# I asked a guy out for coffee



## arntk519 (Jun 24, 2009)

I know this guy isn't into chicks... but I asked him out for coffee or a drink anyway and I made it sound like more of a networking deal. He never actually said the word "no" (which surprised me), but he did say that he's busy with his job currently. He did tell me though that if I ever need anything I can always ask him when I see him.

I'm so naive though... I can't tell if that means he's open to us hanging out in the future, or if he wants me to leave him alone.

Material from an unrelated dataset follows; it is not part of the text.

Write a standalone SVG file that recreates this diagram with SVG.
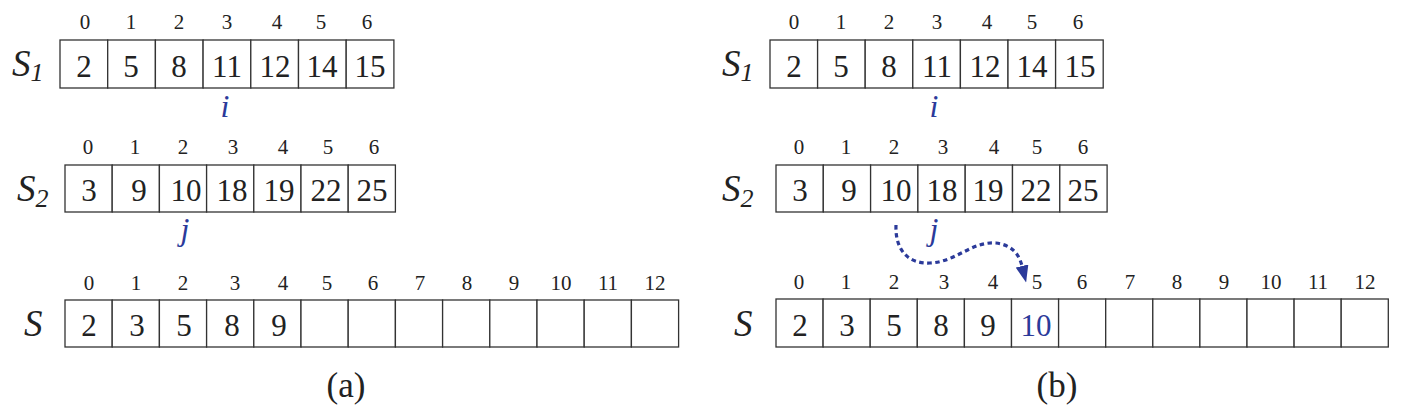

Any thoughts? oh by the way it took me a month and a half to work up to asking him out.


----------



## illlaymedown (Oct 6, 2009)

Congrats for being able to do it  Sounds kinda confusing though. Sounds he might not have gotten you only meant socially though, sounds a bit standoffish to me.


----------



## arntk519 (Jun 24, 2009)

yeah...I don't know what to do next ? what to tell him ?


----------



## illlaymedown (Oct 6, 2009)

Maybe try explaining you meant as friends only and you didn't mean it to come off as anything else....just in case he did take it the wrong way. Explain why you wanna hang. People always have that confusion when someone of the opposite sex asks to hang out, never really know what that means unless it's spelled out most of the time.


----------



## ryobi (Jan 13, 2009)

maybe he doesn't know that you know he's gay???


----------



## JMX (Feb 26, 2008)

There needs to be more women like you out there.

I just hope our society changes towards a more gender-balanced environment. In other words, I hope girls start asking guys out just as frequently as the other way around.


----------



## strawberryjulius (Jun 28, 2009)

JMX said:


> There needs to be more women like you out there.
> 
> I just hope our society changes towards a more gender-balanced environment. In other words, I hope girls start asking guys out just as frequently as the other way around.


:yes

Congrats on doing it anyway, it takes a lot of guts to do that.


----------



## solasum (Nov 17, 2008)

Yes, congratulations. I'd be too nervous to.


----------



## zendog78 (Jan 27, 2010)

I would leave it for now, maybe ask him about if he has a boyfriend so he knows your not asking him out. Try again later. Read between the lines dude, you should be able to see how he's feeling


----------